It wasn’t too long ago when many dreamt of launching their own food or drink brand, whether it was a secret family recipe for a pasta sauce or a home kitchen muesli creation, these dreams were once left as such. Yet with our growing food obsession and thirst for offbeat food and drink experiences, these dreams are increasingly being turned into a reality.
The revolution in challenger food and drink brands is flourishing, taking market share from the big guys and gaining wide distribution. This is thanks to shoppers reaching for products that are novel with a rich story. They are often local and ethical, rarefied, containing better ingredients and satisfying the latest demands such as low in sugar and gluten free.
Further validation comes from a dramatic rise in investors eager to finance new food brands. Silicon Valley ‘accelerators’ are raising early-stage financing and supporting food innovators with management consulting to help them establish their manufacturing capacity and distribution channels.
Social media is an immensely effective free tool that makes it easier to build a brand-following and website providers such as squarespace give small food and drink businesses the opportunity to create slick websites that can often look better than their much bigger competitors. With such unprecedented access to these resources, there has never been a better time to launch a brand.
But what happens after launch? One scroll through instagram for #tea and the amount of new brands offering the latest herbal infusion, antioxidant, 100% pure ground, super-green chai tea is staggering. With such a flurry of new brands hitting the market, challenger and larger brands alike must continually build their brand and stand out to consumers.
To stand out in a crowd, brands need a purpose. Having a purpose is powerful, magnetic and creates emotional connection.
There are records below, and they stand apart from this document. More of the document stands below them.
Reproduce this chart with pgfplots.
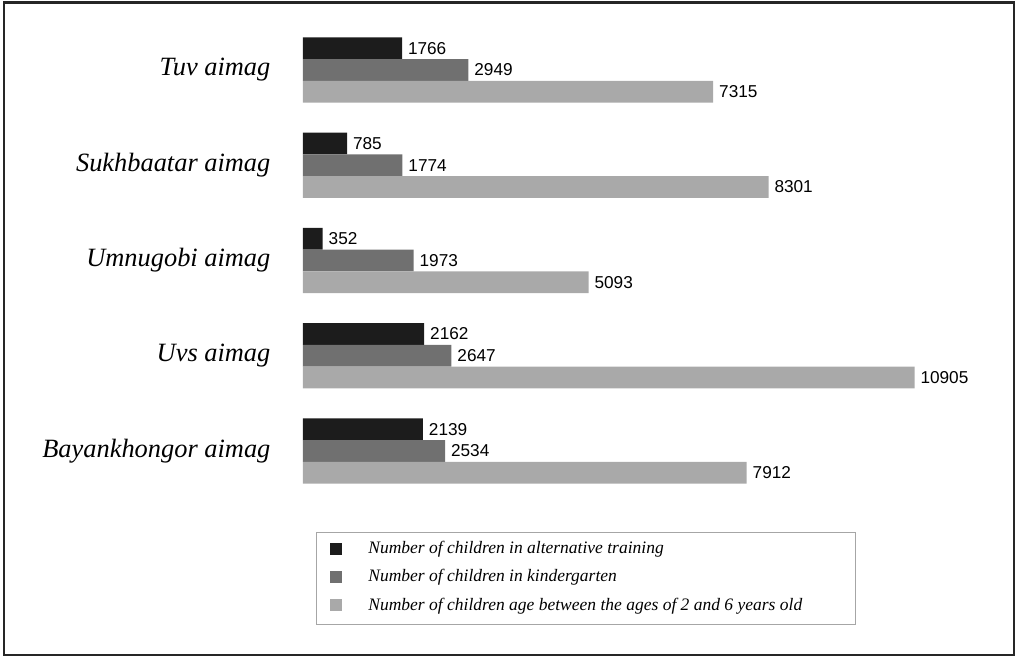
\documentclass[border=0pt]{standalone}
\usepackage{fontspec}
\setmainfont{Liberation Serif}
\newfontfamily\arialf{Liberation Sans}
\usepackage{pgfplots}
\pgfplotsset{compat=1.18}
\definecolor{cA}{HTML}{1C1C1C}
\definecolor{cB}{HTML}{707070}
\definecolor{cC}{HTML}{A9A9A9}
\begin{document}
\begin{tikzpicture}
\begin{axis}[
 at={(151.5pt,-11.2pt)}, anchor=north west,
 scale only axis, width=350.5pt, height=238.125pt,
 xmin=0, xmax=12500, ymin=0.5, ymax=5.5, y dir=reverse,
 xbar, bar width=0.228,
 axis line style={draw=none}, tick style={draw=none},
 xtick=\empty, ytick={1,2,3,4,5},
 yticklabels={Tuv aimag, Sukhbaatar aimag, Umnugobi aimag, Uvs aimag, Bayankhongor aimag},
 yticklabel style={font=\itshape\fontsize{13.2}{15}\selectfont, xshift=-8.5pt},
 nodes near coords={\pgfmathprintnumber[1000 sep={},assume math mode=true]{\pgfplotspointmeta}},
 every node near coord/.append style={font=\arialf\fontsize{8.6}{10}\selectfont, inner sep=2.8pt, black},
 legend style={at={(0.0385,-0.080)}, anchor=north west, draw=none, fill=none,
   font=\itshape\fontsize{8.75}{10}\selectfont, inner sep=0pt, row sep=2.5pt},
 legend cell align=left,
 legend image code/.code={\fill[#1] (0pt,-3pt) rectangle (6pt,3pt); \path[draw=none,fill=none] (0pt,0pt) -- (17pt,0pt);},
 clip=false,
]
\addplot[fill=cA, draw=none, bar shift=-0.228] coordinates {(1766,1) (785,2) (352,3) (2162,4) (2139,5)};
\addplot[fill=cB, draw=none, bar shift=0] coordinates {(2949,1) (1774,2) (1973,3) (2647,4) (2534,5)};
\addplot[fill=cC, draw=none, bar shift=0.228] coordinates {(7315,1) (8301,2) (5093,3) (10905,4) (7912,5)};
\legend{Number of children in alternative training, Number of children in kindergarten, Number of children age between the ages of 2 and 6 years old}
\end{axis}
\draw[gray!70, line width=0.5pt] (158pt,-266pt) rectangle (427.5pt,-312pt);
\draw[black!85, line width=1.3pt] (2pt,-1.3pt) rectangle (507pt,-327.5pt);
\pgfresetboundingbox
\path (0pt,0pt) rectangle (509.5pt,-329.5pt);
\end{tikzpicture}
\end{document}
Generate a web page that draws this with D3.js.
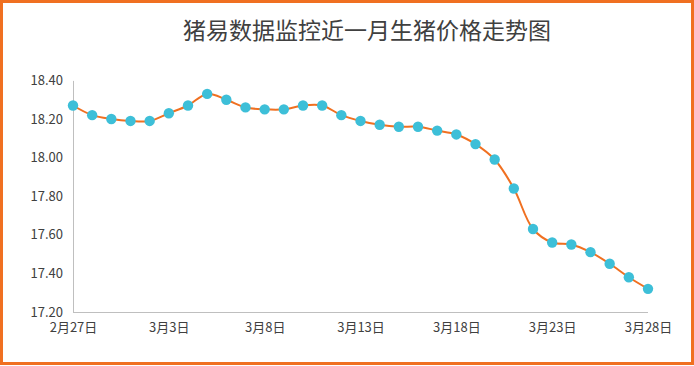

We as customers prefer brands with a clear purpose that match our beliefs and morals. It shows the brand is not just about selling us a product we love, but also a mission to bring about change. It is a purpose far beyond just making a profit and compels us to buy that brand again and again.
Claudi and Fin are a UK brand that made the first frozen Greek-yoghurt lollies. Naturally low in sugar and enriched with Vitamin D, their products are made from 100% natural yoghurt and real fruit. In the UK, 1 in 5 children are deficient in Vitamin D. Co-founder, Lucy Woodhouse saw an opportunity to bring a healthy treat to the frozen food category that helped promote healthy bones and potentially solve this bigger problem. Throughout their time so far, Claudi and Fin have refused to compromise in any way on their brands purpose. From refusing to add emulsifiers to their ingredients to the unconventional packaging design for lollies, Claudi and Fin attest their success by staying true to what they stand for.
Karma Cola is a challenger brand taking on the soft drinks category with the most entrenched heavy hitters, Coca-Cola and Pepsi Co. Offering a Fairtrade and organic version, Karma Cola’s purpose is to help the people who grow cola in Boma village, Sierra Leone. We globally drink 1.9 billion coke-based soft drinks per day, but the people behind growing cola often don’t get paid a cent. Karma Cola is changing that, plus their drink tastes great – a winning combination. In Australia, they grew by 100% with ambitions to grow another 100% in 2016 and they are widely stocked in other international markets such as the UK, now offering their cola in a can.
It is a phenomenal time to be a food and drink entrepreneur launching your own challenger brand. Yet those brands that neglect to determine a true purpose for why they exist ultimately lose their way by making choices and changes that unintentionally compromise the integrity of their product and brand. By having a worthy brand purpose and story, expressed through a compelling and distinctive way, the foundations are set for your brand to live now and long into the future.